I took the bus across Central Park to the chapel on the second floor of the Church-owned office building on Sixty-fifth and Broadway so I could make sacrament meeting at noon. After the sacrament was administered, a short Easter musical program preceded the regular testimony bearing. But if this was 1986 then it was on the last Sunday of March, rather than the first Sunday, when Mormons normally fast for twenty-four hours and bear testimony. And the printed program I saved proves that it was indeed Easter. Anyway, after the choir's "Easter Hymn" and a woman's quartet singing "The Lord's Prayer," the choir leader (Andrea Thornock, I see from the program) sang "He Was Despised" from The Messiah. She had dark hair and wore a long surplice-like overdress. It was made of what looked like velvet and was dyed a striking grape red. Her somber alto voice reminded us of the costs of salvation: "He was despised, rejected, a man of sorrows"––her voice pronounced exactly the grief in that three-note dying fall on "sorrow" that must have come from Handel's own pain. She looked straight into our eyes, as she slowly turned and looked across the congregation: "He hid not his face from shame, from shame and spitting."

Then Liz Hodgin, in a lovely floral print and pink hat, sang the soprano solo that has been called by Kenneth Clark and others the greatest piece of human music: "I Know That My Redeemer Liveth." But it is that, I believe, only when it is sung by someone, like Liz, who believes, who sings her own testimony as well as Handel's. And our hearts were lifted from the depths Andrea had properly taken us down to. I blessed Andrea for planning such a program and for being part of it, for remembering, though we Mormons don't often notice Good Friday, what that somber day is meant to recall: that Christ was suffering servant as well as glorious victor, that, like all of us sinners, he had to die before he could be resurrected.

The bishop bore his testimony, not about the resurrection but about the power of repentance, which he had experienced personally. An elegantly dressed businessman picked up the theme by confessing, in a careful, broken voice, how Christ had changed him twenty years before, suddenly, completely. A short man with a beer belly, thinning, long black hair, and a black leather jacket, almost a caricature of the aged hippie, spoke softly of his long, slow, still-backsliding conversion. And a young Puerto Rican on the bench in front of me, whom I had noticed struggling for courage to get up, spoke last. He told how a few weeks before he had made a Saturday trip to see this strange part of New York, had wandered into the LDS visitors' center on the main floor just below us, and had met some missionaries and joined the Church.
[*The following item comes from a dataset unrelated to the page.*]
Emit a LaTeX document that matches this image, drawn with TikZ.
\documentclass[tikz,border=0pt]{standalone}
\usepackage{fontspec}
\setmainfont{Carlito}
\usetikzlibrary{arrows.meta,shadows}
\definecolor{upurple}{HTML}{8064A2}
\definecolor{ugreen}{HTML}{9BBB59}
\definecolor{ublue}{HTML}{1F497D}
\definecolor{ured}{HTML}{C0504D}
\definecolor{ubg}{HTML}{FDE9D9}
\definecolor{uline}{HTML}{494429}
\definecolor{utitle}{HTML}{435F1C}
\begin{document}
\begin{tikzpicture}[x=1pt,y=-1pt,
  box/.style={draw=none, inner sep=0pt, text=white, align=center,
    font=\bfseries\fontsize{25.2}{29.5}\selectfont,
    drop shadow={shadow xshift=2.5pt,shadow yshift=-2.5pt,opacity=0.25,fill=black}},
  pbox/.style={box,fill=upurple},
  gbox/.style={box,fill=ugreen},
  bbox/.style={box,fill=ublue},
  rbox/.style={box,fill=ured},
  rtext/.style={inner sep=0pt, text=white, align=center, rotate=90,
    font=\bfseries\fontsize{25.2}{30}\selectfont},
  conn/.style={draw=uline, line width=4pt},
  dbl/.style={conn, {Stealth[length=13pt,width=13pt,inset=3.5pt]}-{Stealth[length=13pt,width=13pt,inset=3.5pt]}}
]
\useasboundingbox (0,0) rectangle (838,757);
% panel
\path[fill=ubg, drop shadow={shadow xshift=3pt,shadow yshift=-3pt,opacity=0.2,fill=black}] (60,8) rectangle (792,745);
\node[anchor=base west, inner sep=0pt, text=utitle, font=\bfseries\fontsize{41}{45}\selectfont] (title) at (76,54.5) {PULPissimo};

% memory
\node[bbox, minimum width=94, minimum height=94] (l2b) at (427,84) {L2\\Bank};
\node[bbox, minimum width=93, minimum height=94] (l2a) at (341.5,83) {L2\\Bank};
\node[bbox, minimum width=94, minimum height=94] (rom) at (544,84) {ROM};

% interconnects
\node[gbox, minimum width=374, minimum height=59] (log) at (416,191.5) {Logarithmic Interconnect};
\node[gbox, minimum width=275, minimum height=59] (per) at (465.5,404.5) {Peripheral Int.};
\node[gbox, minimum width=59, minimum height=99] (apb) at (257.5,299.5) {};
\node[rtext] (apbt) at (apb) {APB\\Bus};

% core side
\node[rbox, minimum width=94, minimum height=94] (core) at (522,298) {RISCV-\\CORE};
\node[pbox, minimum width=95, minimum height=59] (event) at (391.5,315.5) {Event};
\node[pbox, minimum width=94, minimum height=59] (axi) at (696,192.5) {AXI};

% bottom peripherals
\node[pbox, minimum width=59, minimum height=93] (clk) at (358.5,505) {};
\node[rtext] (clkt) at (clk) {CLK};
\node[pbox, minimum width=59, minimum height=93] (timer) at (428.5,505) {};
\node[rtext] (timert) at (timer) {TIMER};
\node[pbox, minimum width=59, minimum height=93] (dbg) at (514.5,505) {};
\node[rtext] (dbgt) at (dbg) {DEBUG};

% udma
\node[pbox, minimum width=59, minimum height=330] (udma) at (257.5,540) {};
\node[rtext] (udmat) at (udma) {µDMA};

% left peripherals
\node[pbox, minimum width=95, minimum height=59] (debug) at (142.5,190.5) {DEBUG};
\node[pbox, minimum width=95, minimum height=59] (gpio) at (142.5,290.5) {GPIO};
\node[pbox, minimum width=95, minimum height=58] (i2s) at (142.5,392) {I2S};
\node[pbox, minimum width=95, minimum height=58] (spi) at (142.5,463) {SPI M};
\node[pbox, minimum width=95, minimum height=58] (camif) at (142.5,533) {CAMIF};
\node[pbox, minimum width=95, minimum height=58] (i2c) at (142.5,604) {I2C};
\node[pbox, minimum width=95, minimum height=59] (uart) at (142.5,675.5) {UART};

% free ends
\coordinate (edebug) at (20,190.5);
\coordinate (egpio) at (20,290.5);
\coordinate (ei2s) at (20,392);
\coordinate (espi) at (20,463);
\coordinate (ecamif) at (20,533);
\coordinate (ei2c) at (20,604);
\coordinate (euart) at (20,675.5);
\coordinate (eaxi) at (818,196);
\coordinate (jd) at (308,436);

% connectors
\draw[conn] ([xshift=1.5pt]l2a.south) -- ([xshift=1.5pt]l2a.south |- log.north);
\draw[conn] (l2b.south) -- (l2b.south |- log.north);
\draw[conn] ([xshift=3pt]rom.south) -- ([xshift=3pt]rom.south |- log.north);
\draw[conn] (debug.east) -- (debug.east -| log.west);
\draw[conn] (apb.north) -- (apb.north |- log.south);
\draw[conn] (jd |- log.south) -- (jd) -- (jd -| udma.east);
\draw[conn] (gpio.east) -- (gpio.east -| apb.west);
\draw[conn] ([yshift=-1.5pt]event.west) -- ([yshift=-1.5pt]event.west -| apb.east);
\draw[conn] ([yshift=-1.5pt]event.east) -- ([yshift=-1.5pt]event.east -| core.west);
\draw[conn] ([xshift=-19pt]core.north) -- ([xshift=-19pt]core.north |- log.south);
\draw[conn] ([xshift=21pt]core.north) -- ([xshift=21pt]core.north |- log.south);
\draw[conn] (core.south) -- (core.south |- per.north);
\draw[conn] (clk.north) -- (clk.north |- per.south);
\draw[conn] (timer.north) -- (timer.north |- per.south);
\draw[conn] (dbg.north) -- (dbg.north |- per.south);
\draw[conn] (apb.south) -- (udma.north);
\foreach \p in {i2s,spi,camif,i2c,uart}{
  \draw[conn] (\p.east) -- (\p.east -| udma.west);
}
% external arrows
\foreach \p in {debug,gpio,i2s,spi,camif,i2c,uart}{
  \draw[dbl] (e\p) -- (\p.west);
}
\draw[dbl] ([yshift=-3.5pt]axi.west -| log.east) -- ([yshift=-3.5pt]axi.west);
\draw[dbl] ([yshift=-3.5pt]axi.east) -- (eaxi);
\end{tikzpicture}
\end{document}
He tried to describe his former sins and how he had changed. "I'm sorry in all the world," he kept saying. "I'm sorry in all the world."


Seth Sherwood said...

Did you notice the faux pas in that painting by Manet? Christ was pierced in which side again?

Latter-Day Guy said...

Actually the scriptures never say. I think the right side is more traditional though.

Ed said...

I really enjoyed all of this, poignant and thought provoking. Thank you for sending it. Was the video something you put together or was it done by the blogger? Was that the Men's Chorus and were you singing in that choir?